### Dataset excerpt
*****
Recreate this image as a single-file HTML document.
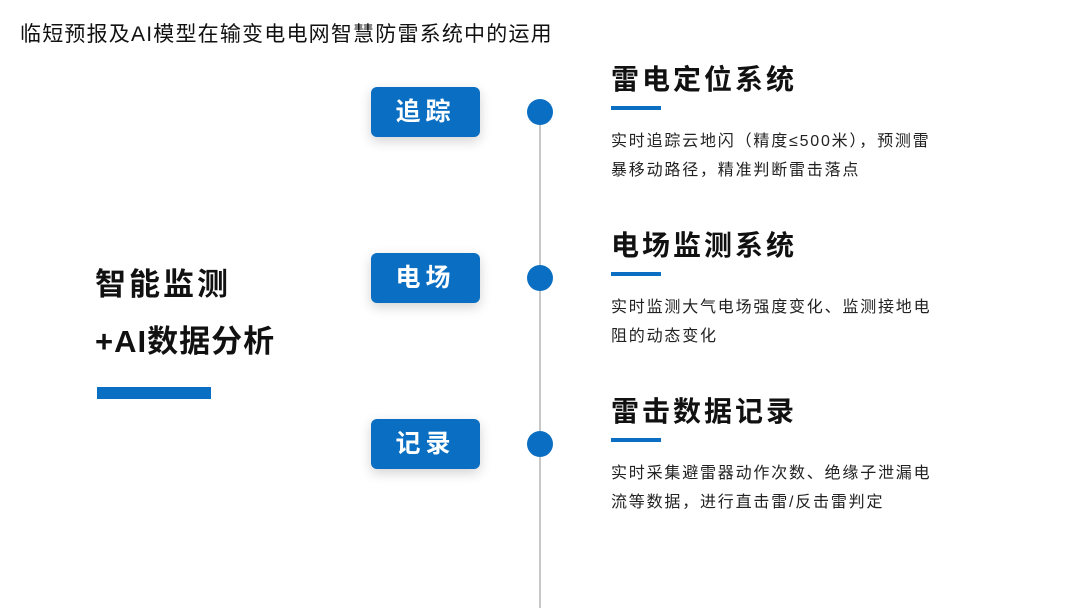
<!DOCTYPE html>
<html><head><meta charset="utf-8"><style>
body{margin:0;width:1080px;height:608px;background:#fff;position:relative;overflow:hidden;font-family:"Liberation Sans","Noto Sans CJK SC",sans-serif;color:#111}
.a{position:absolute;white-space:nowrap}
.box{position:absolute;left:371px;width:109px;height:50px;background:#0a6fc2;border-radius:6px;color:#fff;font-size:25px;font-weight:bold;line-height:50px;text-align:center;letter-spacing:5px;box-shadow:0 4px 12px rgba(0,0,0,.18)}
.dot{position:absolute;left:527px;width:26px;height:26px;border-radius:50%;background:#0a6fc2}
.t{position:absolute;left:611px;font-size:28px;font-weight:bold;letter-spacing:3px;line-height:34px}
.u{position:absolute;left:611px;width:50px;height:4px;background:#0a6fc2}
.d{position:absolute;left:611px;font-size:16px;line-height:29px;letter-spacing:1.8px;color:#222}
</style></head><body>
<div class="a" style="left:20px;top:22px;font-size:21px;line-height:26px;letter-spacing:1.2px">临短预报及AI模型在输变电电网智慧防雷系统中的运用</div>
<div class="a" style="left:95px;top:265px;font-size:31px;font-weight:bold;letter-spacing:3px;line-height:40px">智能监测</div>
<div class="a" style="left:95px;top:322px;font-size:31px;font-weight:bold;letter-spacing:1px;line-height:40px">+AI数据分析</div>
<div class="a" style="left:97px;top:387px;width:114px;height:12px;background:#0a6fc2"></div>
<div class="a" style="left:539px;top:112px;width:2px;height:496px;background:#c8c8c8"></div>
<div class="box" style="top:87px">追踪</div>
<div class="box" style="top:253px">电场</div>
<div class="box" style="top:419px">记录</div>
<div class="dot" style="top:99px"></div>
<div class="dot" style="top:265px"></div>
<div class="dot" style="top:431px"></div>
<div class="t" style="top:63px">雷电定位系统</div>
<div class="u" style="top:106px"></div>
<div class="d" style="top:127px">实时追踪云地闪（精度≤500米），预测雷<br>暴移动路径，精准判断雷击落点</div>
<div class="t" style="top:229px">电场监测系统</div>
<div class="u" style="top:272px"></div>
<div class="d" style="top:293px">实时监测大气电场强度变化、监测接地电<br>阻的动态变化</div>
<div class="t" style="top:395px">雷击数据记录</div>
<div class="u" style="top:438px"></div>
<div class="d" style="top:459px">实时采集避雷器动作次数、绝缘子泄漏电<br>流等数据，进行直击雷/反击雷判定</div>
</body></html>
*****
### The request
Retype the whole listing, keeping every line identical and omitting all pictures.

### Expected output
Recreate this image as a single-file HTML document.
<!DOCTYPE html>
<html><head><meta charset="utf-8"><style>
body{margin:0;width:1080px;height:608px;background:#fff;position:relative;overflow:hidden;font-family:"Liberation Sans","Noto Sans CJK SC",sans-serif;color:#111}
.a{position:absolute;white-space:nowrap}
.box{position:absolute;left:371px;width:109px;height:50px;background:#0a6fc2;border-radius:6px;color:#fff;font-size:25px;font-weight:bold;line-height:50px;text-align:center;letter-spacing:5px;box-shadow:0 4px 12px rgba(0,0,0,.18)}
.dot{position:absolute;left:527px;width:26px;height:26px;border-radius:50%;background:#0a6fc2}
.t{position:absolute;left:611px;font-size:28px;font-weight:bold;letter-spacing:3px;line-height:34px}
.u{position:absolute;left:611px;width:50px;height:4px;background:#0a6fc2}
.d{position:absolute;left:611px;font-size:16px;line-height:29px;letter-spacing:1.8px;color:#222}
</style></head><body>
<div class="a" style="left:20px;top:22px;font-size:21px;line-height:26px;letter-spacing:1.2px">临短预报及AI模型在输变电电网智慧防雷系统中的运用</div>
<div class="a" style="left:95px;top:265px;font-size:31px;font-weight:bold;letter-spacing:3px;line-height:40px">智能监测</div>
<div class="a" style="left:95px;top:322px;font-size:31px;font-weight:bold;letter-spacing:1px;line-height:40px">+AI数据分析</div>
<div class="a" style="left:97px;top:387px;width:114px;height:12px;background:#0a6fc2"></div>
<div class="a" style="left:539px;top:112px;width:2px;height:496px;background:#c8c8c8"></div>
<div class="box" style="top:87px">追踪</div>
<div class="box" style="top:253px">电场</div>
<div class="box" style="top:419px">记录</div>
<div class="dot" style="top:99px"></div>
<div class="dot" style="top:265px"></div>
<div class="dot" style="top:431px"></div>
<div class="t" style="top:63px">雷电定位系统</div>
<div class="u" style="top:106px"></div>
<div class="d" style="top:127px">实时追踪云地闪（精度≤500米），预测雷<br>暴移动路径，精准判断雷击落点</div>
<div class="t" style="top:229px">电场监测系统</div>
<div class="u" style="top:272px"></div>
<div class="d" style="top:293px">实时监测大气电场强度变化、监测接地电<br>阻的动态变化</div>
<div class="t" style="top:395px">雷击数据记录</div>
<div class="u" style="top:438px"></div>
<div class="d" style="top:459px">实时采集避雷器动作次数、绝缘子泄漏电<br>流等数据，进行直击雷/反击雷判定</div>
</body></html>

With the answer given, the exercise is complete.